Lib Wilson, Walter Craig Sr. and Jimmy Moreland Sr. died, but their legacy of community involvement will live on.
Any time a Lancaster woman meets with success, she can be grateful that Lib Wilson blazed the way.
She was a trailblazer for not only women in this area, but women in general. She fulfilled roles typically held by men and showed she could handle the challenge. Her gender was not a factor, but she was paving the way for women now and in the future.
She made an impact in business, politics and community affairs with a forward-thinking attitude of seeing Lancaster advance.
“She was just a dedicated person,” said Lindsay Pettus, a local historian. “She wanted the best for the county.”
One of her favorite passions was promoting the Lancaster County Library, a place that benefits people of all ages and walks of life.
“She was very much a go-getter,” said Richard Band, director for the Lancaster County Library. “She’s a prime example that you can accomplish a lot if you put your mind to it.”
A list of Wilson’s awards and achievements would easily fill this column alone, but one that reflected Wilson’s life of service was the Order of Palmetto, the state’s highest civilian honor, which she received in 2001.
Walter Craig Sr.
The history of Lancaster County had a major advocate in Craig.
He played a major role in starting the Friends of Andrew Jackson State Park and served on the Lancaster County Historical Commission and the regional Olde English District board.

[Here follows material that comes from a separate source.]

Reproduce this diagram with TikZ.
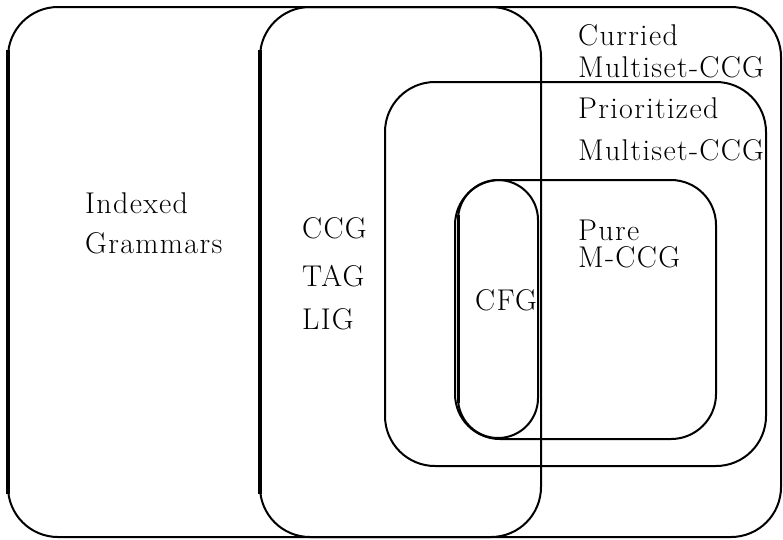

Dedicated people like Craig made sure our beloved Andrew Jackson State Park, a historic treasure in the county, was able to stay open when its role was threatened some years back.
That’s one reason that the Friends of AJ State Park was started and thrives today. Craig took an active role in word and deed.
He promoted Lancaster County and its rich history and would often don the clothes of colonial and Revolutionary times as a re-enactor. If there was a fundraiser, Craig would fry the fish and lobby the politicians.
“He was always seeking the best for the county,” Pettus said. “Lancaster County is fortunate that we all knew him.”
Craig also took a key role in the restoration of the historic Lancaster County Courthouse and was instrumental in the return of a Confederate battle flag that once led the Lancaster Invincibles.
“He really wanted people to know about Lancaster County and he wanted to educate people about its history,” said Christina Williams, a historical commission advisory member.
Moreland touched countless lives through his involvement with education and recreation.
He had a passion for teaching, impacting lives as an English and Spanish teacher at Central High School in Pageland and later at Andrew Jackson High School.
He was dedicated to the Boy Scouts and the Kershaw Recreation Department, where he shaped young lives through a host of activities to build character and mold future leaders.
He taught swimming as a Scout leader, instructor and swim coach. There’s no true way to measure how many lives he saved through his valuable instruction at the pool.
When he finished his career as a teacher, he didn’t leave. He just switched gears to serve on the Lancaster County school board.
Moreland was part of the school board when Lancaster County School District began building projects for the future.
“He was a great man,” said former school board chairman Robert Folks. “I’m grateful for the years we had him.”
Lancaster County should be thankful to Wilson, Craig and Moreland for theie lives and their roles of service to our community.